Parties usually attend mediation/arbitration with lawyers. The lawyers assist in the negotiating process and provide guidance on legal issues which frequently arise. The process starts with the parties agreeing upon a mediator/arbitrator. The parties then sign a mediation/arbitration agreement, and provide a monetary retainer to the mediator/arbitrator. Once the agreement has been signed and the retainer provided, it is important to know that neither party may subsequently withdraw from the process. If a party does not participate in the process after signing the agreement, a decision will be made in absence of that party and in absence of any input by that party. As this is the case, the use of combined mediation/arbitration prevents either party from walking away from the process if they feel that things are not progressing in their favour.
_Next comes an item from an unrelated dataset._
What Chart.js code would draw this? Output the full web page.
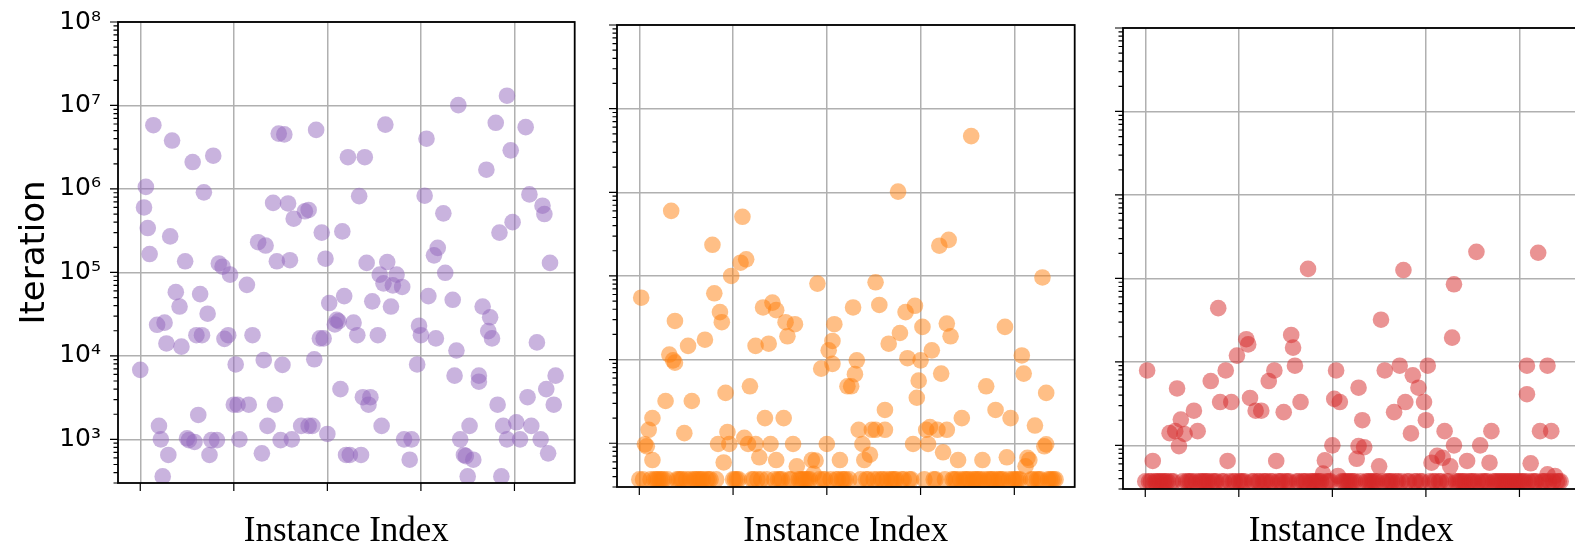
<!DOCTYPE html>
<html>
<head>
<meta charset="utf-8">
<script src="https://cdn.jsdelivr.net/npm/chart.js@4.4.1/dist/chart.umd.min.js"></script>
<style>
  html, body { margin: 0; padding: 0; background: #fff; width: 1575px; height: 546px; overflow: hidden; }
  canvas { position: absolute; top: 0; }
</style>
</head>
<body>
<canvas id="p1" width="583" height="546" style="left:0px"></canvas>
<canvas id="p2" width="476" height="546" style="left:607px"></canvas>
<canvas id="p3" width="475" height="546" style="left:1113px"></canvas>
<script>
// solver A: instance index / iterations
const idxA = [196, 170, 7, 131, 94, 74, 77, 190, 206, 17, 153, 28, 39, 111, 120, 198, 185, 3, 34, 2,
  71, 79, 88, 90, 82, 117, 152, 208, 162, 215, 216, 199, 192, 4, 16, 97, 108, 63, 67, 5,
  24, 42, 44, 73, 80, 99, 121, 132, 159, 157, 219, 163,
  48, 57, 128, 137, 130, 135, 140, 19, 32, 21, 36, 9, 13, 14, 22, 30, 33, 45,
  47, 60, 101, 109, 105, 104, 106, 114, 124, 134, 116, 127, 96, 98, 93, 154, 167, 149, 150, 158,
  169, 183, 187, 186, 188, 212, 0, 51, 66, 76, 148, 168, 181, 181, 222, 217, 207, 221, 191, 107,
  119, 123, 122, 50, 52, 58, 72, 31, 10, 68, 86, 90, 92, 129, 176, 194, 201, 209, 100, 11,
  25, 26, 29, 38, 41, 53, 75, 81, 141, 145, 171, 196, 203, 214, 15, 37, 65, 110, 112, 118,
  144, 173, 174, 178, 218, 12, 175, 193];
const iterA = [1.31e7, 1.01e7, 5.8e6, 5.9e6, 5.1e6, 4.6e6, 4.5e6, 6.2e6, 5.5e6, 3.8e6, 4.0e6, 2.1e6, 2.5e6, 2.4e6, 2.4e6, 2.9e6, 1.7e6, 1.06e6, 9.1e5, 6.0e5,
  6.8e5, 6.7e5, 5.4e5, 5.6e5, 4.4e5, 8.2e5, 8.3e5, 8.6e5, 5.1e5, 6.3e5, 5.0e5, 4.0e5, 3.0e5, 3.4e5, 2.7e5, 3.0e5, 3.1e5, 2.3e5, 2.1e5, 1.66e5,
  1.36e5, 1.28e5, 1.17e5, 1.36e5, 1.4e5, 1.46e5, 1.3e5, 1.33e5, 1.97e5, 1.6e5, 1.3e5, 9.9e4,
  9.4e4, 7.1e4, 9.4e4, 9.4e4, 7.4e4, 7.0e4, 6.7e4, 5.8e4, 5.5e4, 3.9e4, 3.2e4, 2.36e4, 2.5e4, 1.41e4, 1.29e4, 1.77e4, 1.77e4, 1.6e4,
  1.77e4, 1.77e4, 4.3e4, 5.2e4, 2.7e4, 2.38e4, 2.6e4, 2.5e4, 4.5e4, 3.9e4, 1.77e4, 1.77e4, 1.62e4, 1.62e4, 9.1e3, 5.2e4, 4.7e4, 2.3e4, 1.77e4, 1.62e4,
  1.16e4, 3.9e4, 2.9e4, 1.98e4, 1.62e4, 1.45e4, 6.8e3, 7.9e3, 8.9e3, 7.8e3, 7.9e3, 5.8e3, 5.8e3, 4.9e3, 5.8e3, 4.0e3, 3.2e3, 2.6e3, 2.6e3, 4.0e3,
  3.2e3, 3.2e3, 2.6e3, 2.6e3, 2.6e3, 2.6e3, 2.6e3, 1.96e3, 1.45e3, 1.45e3, 1.45e3, 1.45e3, 1.45e3, 1.45e3, 1.45e3, 1.45e3, 1.6e3, 1.45e3, 1.16e3, 1.0e3,
  1.03e3, 980, 930, 980, 980, 1.0e3, 980, 1.0e3, 1.0e3, 1.0e3, 1.0e3, 1.0e3, 1.0e3, 1.0e3, 650, 650, 680, 650, 650, 650,
  570, 650, 630, 570, 680, 360, 360, 360];

// solver B
const idxB = [177, 138, 17, 55, 39, 54, 57, 160, 165, 49, 215, 1, 40, 95, 126, 43, 44, 66, 71, 73,
  114, 128, 142, 147, 19, 78, 83, 79, 62, 69, 35, 26, 16, 19, 18, 104, 103, 101, 103, 97,
  116, 115, 111, 113, 133, 139, 143, 151, 150, 156, 149, 148, 161, 164, 166, 195, 204, 205, 217, 185,
  190, 198, 211, 172, 59, 46, 14, 28, 7, 5, 24, 67, 77, 47, 131, 117, 124, 126, 131, 153,
  159, 164, 155, 3, 4, 7, 42, 48, 56, 58, 62, 70, 82, 100, 119, 146, 154, 217, 216, 64,
  73, 45, 84, 92, 94, 107, 120, 123, 162, 170, 183, 196, 208, 206, 207, 93];
const iterB = [4.7e6, 1.02e6, 6.0e5, 5.1e5, 2.36e5, 1.44e5, 1.58e5, 2.3e5, 2.7e5, 1.0e5, 9.6e4, 5.5e4, 6.2e4, 8.1e4, 8.4e4, 3.7e4, 2.8e4, 4.2e4, 4.8e4, 3.9e4,
  4.2e4, 4.5e4, 3.7e4, 4.4e4, 2.9e4, 2.8e4, 2.65e4, 1.9e4, 1.46e4, 1.55e4, 1.73e4, 1.46e4, 1.15e4, 9.2e3, 9.8e3, 2.65e4, 1.67e4, 1.29e4, 8.9e3, 7.8e3,
  9.8e3, 6.7e3, 4.8e3, 4.8e3, 1.55e4, 2.08e4, 1.04e4, 2.46e4, 9.8e3, 1.29e4, 5.6e3, 3.5e3, 6.8e3, 2.7e4, 1.9e4, 2.46e4, 1.12e4, 6.8e3, 4.0e3, 4.8e3,
  2.5e3, 2.0e3, 1.63e3, 2.0e3, 4.8e3, 4.0e3, 3.2e3, 3.2e3, 2.0e3, 1.45e3, 1.32e3, 2.0e3, 2.0e3, 1.36e3, 2.5e3, 1.45e3, 1.45e3, 1.45e3, 1.45e3, 1.45e3,
  1.45e3, 1.45e3, 1.56e3, 970, 920, 630, 980, 980, 1.16e3, 980, 980, 980, 980, 980, 980, 980, 980, 970, 920, 680,
  630, 590, 530, 630, 620, 630, 630, 730, 780, 630, 630, 680, 630, 530, 670, 430];
const floorB = [0, 2, 6, 8, 9, 10, 11, 12, 13, 15, 20, 21, 22, 23, 25, 27, 29, 30, 31, 32,
  33, 34, 36, 37, 38, 41, 50, 51, 52, 53, 60, 61, 63, 65, 68, 72, 74, 75, 76, 80,
  81, 85, 86, 87, 88, 89, 90, 91, 96, 98, 99, 102, 105, 106, 108, 109, 110, 112, 118, 121,
  122, 125, 127, 129, 130, 132, 134, 135, 136, 137, 140, 141, 144, 145, 152, 157, 158, 163, 167, 168,
  169, 171, 173, 174, 175, 176, 178, 179, 180, 181, 182, 184, 186, 187, 188, 189, 191, 192, 193, 194,
  197, 199, 200, 201, 202, 203, 209, 210, 212, 213, 214, 218, 219, 220, 221, 222];

// solver C
const idxC = [177, 210, 87, 138, 165, 39, 126, 164, 78, 54, 55, 79, 49, 80, 1, 17, 35, 43, 40, 46,
  26, 19, 13, 16, 21, 28, 18, 4, 44, 56, 59, 62, 66, 69, 74, 83, 70, 102, 101, 104,
  100, 96, 95, 103, 114, 116, 114, 117, 113, 125, 128, 136, 143, 146, 151, 139, 149, 133, 150, 142,
  160, 165, 156, 159, 153, 163, 172, 179, 185, 184, 204, 215, 204, 211, 217, 206, 215, 219];
const iterC = [2.08e5, 2.03e5, 1.3e5, 1.26e5, 8.5e4, 4.4e4, 3.2e4, 1.95e4, 2.1e4, 1.87e4, 1.62e4, 1.48e4, 1.19e4, 9.0e3, 7.9e3, 4.8e3, 5.9e3, 7.9e3, 3.3e3, 3.3e3,
  2.6e3, 2.04e3, 1.4e3, 1.48e3, 1.37e3, 1.48e3, 980, 650, 650, 3.7e3, 2.6e3, 2.6e3, 5.9e3, 7.9e3, 2.5e3, 3.3e3, 650, 7.9e3, 3.6e3, 3.3e3,
  1.0e3, 660, 460, 430, 4.9e3, 2.0e3, 980, 950, 690, 560, 7.9e3, 9.0e3, 6.9e3, 4.9e3, 9.0e3, 3.3e3, 3.3e3, 2.5e3, 2.0e3, 1.39e3,
  1.48e3, 1.0e3, 750, 710, 620, 560, 650, 1.0e3, 1.48e3, 620, 9.0e3, 9.0e3, 4.1e3, 1.48e3, 1.48e3, 610, 450, 430];
const floorC = [0, 2, 3, 5, 6, 7, 8, 9, 10, 11, 12, 14, 15, 20, 22, 23, 24, 25, 27, 29,
  30, 31, 32, 33, 34, 36, 37, 38, 41, 42, 45, 47, 48, 50, 51, 52, 53, 57, 58, 60,
  61, 63, 64, 65, 67, 68, 71, 72, 73, 75, 76, 77, 81, 82, 84, 85, 86, 88, 89, 90,
  91, 92, 93, 94, 97, 98, 99, 105, 106, 107, 108, 109, 110, 111, 112, 115, 118, 119, 120, 121,
  122, 123, 124, 127, 129, 130, 131, 132, 134, 135, 137, 140, 141, 144, 145, 147, 148, 152, 154, 155,
  157, 158, 161, 162, 166, 167, 168, 169, 170, 171, 173, 174, 175, 176, 178, 180, 181, 182, 183, 186,
  187, 188, 189, 190, 191, 192, 193, 194, 195, 196, 197, 198, 199, 200, 201, 202, 203, 205, 207, 208,
  209, 212, 213, 214, 216, 218, 220, 221, 222];

// iteration count of the instances sitting on the lower limit
const FLOOR_ITER = 370;

const xTicks = [0, 50, 100, 150, 200];
const yMajor = [1e3, 1e4, 1e5, 1e6, 1e7, 1e8];
const SUP = { '0': '\u2070', '1': '\u00b9', '2': '\u00b2', '3': '\u00b3', '4': '\u2074', '5': '\u2075', '6': '\u2076', '7': '\u2077', '8': '\u2078', '9': '\u2079' };

// box around the axes plus outward tick marks (minor ones shorter)
const frame = {
  id: 'frame',
  afterDatasetsDraw(chart) {
    const { ctx, chartArea: a, scales: { x, y } } = chart;
    ctx.save();
    ctx.strokeStyle = '#000';
    ctx.lineWidth = 1.2;
    ctx.beginPath();
    xTicks.forEach(v => {
      const px = x.getPixelForValue(v);
      ctx.moveTo(px, a.bottom);
      ctx.lineTo(px, a.bottom + 8);
    });
    for (let e = 2; e <= 8; e++) {
      for (let m = 1; m < 10; m++) {
        const v = m * Math.pow(10, e);
        if (v < y.min || v > y.max * 1.0001) continue;
        const py = y.getPixelForValue(v);
        ctx.moveTo(a.left, py);
        ctx.lineTo(a.left - (m === 1 ? 8 : 4.5), py);
      }
    }
    ctx.stroke();
    ctx.lineWidth = 1.8;
    ctx.strokeRect(a.left, a.top, a.right - a.left, a.bottom - a.top);
    ctx.restore();
  }
};

function panel(id, xs, ys, floorIdx, color, o) {
  const pts = xs.map((v, i) => ({ x: v, y: ys[i] }))
    .concat(floorIdx.map(v => ({ x: v, y: FLOOR_ITER })));
  return new Chart(id, {
    type: 'scatter',
    data: {
      datasets: [{
        data: pts,
        backgroundColor: color,
        borderWidth: 0,
        pointRadius: 8.3,
        pointHoverRadius: 8.3,
        clip: 0
      }]
    },
    options: {
      responsive: false,
      animation: false,
      devicePixelRatio: 1,
      events: [],
      layout: { padding: { top: o.top, right: 8, bottom: 0, left: 0 } },
      plugins: { legend: { display: false }, tooltip: { enabled: false } },
      scales: {
        x: {
          type: 'linear',
          min: -11.9,
          max: 232.2,
          afterBuildTicks: s => { s.ticks = xTicks.map(v => ({ value: v })); },
          afterFit: s => { s.height = o.xh; s.paddingLeft = 0; s.paddingRight = 0; },
          ticks: { display: false },
          grid: { color: '#b0b0b0', lineWidth: 1.5, drawTicks: false },
          border: { display: false },
          title: {
            display: true,
            text: 'Instance Index',
            color: '#000',
            padding: 0,
            font: { family: "'Liberation Serif', serif", size: 35, lineHeight: 0.8 }
          }
        },
        y: {
          type: 'logarithmic',
          min: 300,
          max: 1e8,
          afterBuildTicks: s => { s.ticks = yMajor.map(v => ({ value: v })); },
          // labels may hang over the top edge; keep the plot box where it is
          afterFit: s => { s.width = o.yw; s.paddingTop = 0; s.paddingBottom = 0; },
          ticks: {
            display: o.labels,
            color: '#000',
            padding: 17,
            font: { family: "'DejaVu Sans', sans-serif", size: 25 },
            callback: v => '10' + String(Math.round(Math.log10(v))).split('').map(d => SUP[d]).join('')
          },
          grid: { color: '#b0b0b0', lineWidth: 1.5, drawTicks: false },
          border: { display: false },
          title: {
            display: o.labels,
            text: 'Iteration',
            color: '#000',
            padding: { top: 18, bottom: 0 },
            font: { family: "'DejaVu Sans', sans-serif", size: 34, lineHeight: 1 }
          }
        }
      }
    },
    plugins: [frame]
  });
}

panel('p1', idxA, iterA, [], 'rgba(148, 103, 189, 0.5)', { top: 22, xh: 63, yw: 118, labels: true });
panel('p2', idxB, iterB, floorB, 'rgba(255, 127, 14, 0.5)', { top: 25, xh: 59, yw: 10, labels: false });
panel('p3', idxC, iterC, floorC, 'rgba(214, 39, 40, 0.5)', { top: 28, xh: 57, yw: 10, labels: false });
</script>
</body>
</html>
It also encourages each party to be prepared and ready for the mediation/arbitration, failing which the outcome may not be as favourable as they may have otherwise obtained.
In the process, the mediator/arbitrator will start by attempting to mediate a resolution of the issues. If at some point the mediator/arbitrator is of the opinion that the matter cannot be resolved by mediation, the process then will switch to that of arbitration. Different mediators/arbitrators may take varying approaches to arbitration. Some arbitrations are informal in that the mediator/arbitrator will ask if either party has anything further to add that has not already been discussed in the mediation process, and subsequently make a binding decision. Other mediators/arbitrators will take a more formal approach, and ask for sworn evidence and exhibits before making a decision. Either way, the effect of the decision is the same as a Court Order and may be enforced as such.